The visualization metaphor here is Francis Galton's quincunx or "bean machine": a ball (sample) falls from the top (zero-mean), and is affected by sets of pins (stochastic variables) which bounce the ball left/right with 50-50 probability (increase/decrease it) as it falls to the bottom (final total). The resulting binomial distribution approximates a normal distribution. The bean machine visually & concretely illustrates the sampling distribution of how a normally-distributed final variable can emerge out of the sum of many individual small discrete effects, without requiring any mathematics.

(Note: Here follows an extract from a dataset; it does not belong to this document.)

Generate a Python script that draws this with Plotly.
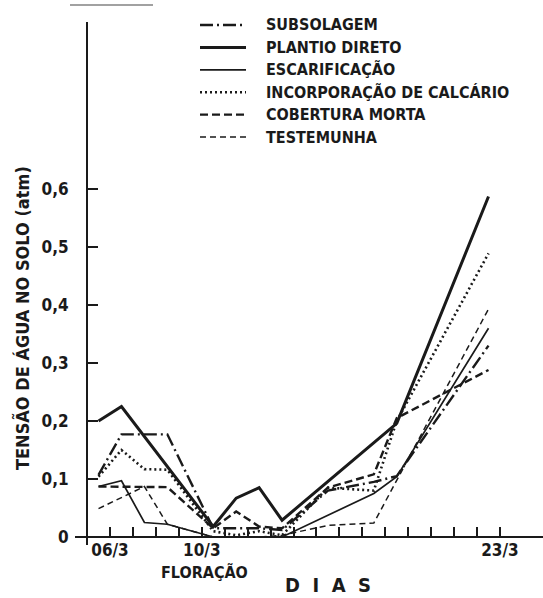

In this visualization, we generalize Galton's "bean machine" by allowing stacking of bean machines. To stack bean machines, we select the ball which is the maximum within each sample. How large is it? In the single-stage bean machine, selection stops there. In the multi-stage bean machine, another bean machine begins with the maximum serving as the seed & new average, and another round of generation & selection begins, and so on, until a final sample is selected, and we can see how large it is. The gains turn out to be larger the more samples we use total, unsurprisingly, but also the more stages we specify; the maximum possible maximum turns out to be when we have so many stages that there are just 2 samples per stage.
You can specify the number of stages, and number of samples in each stage, and compare the realized maxima for different settings. Once you have started an experiment, green vertical lines will appear. They denote the average maximum over many runs. The result of each run will be recorded to help see long-run averages.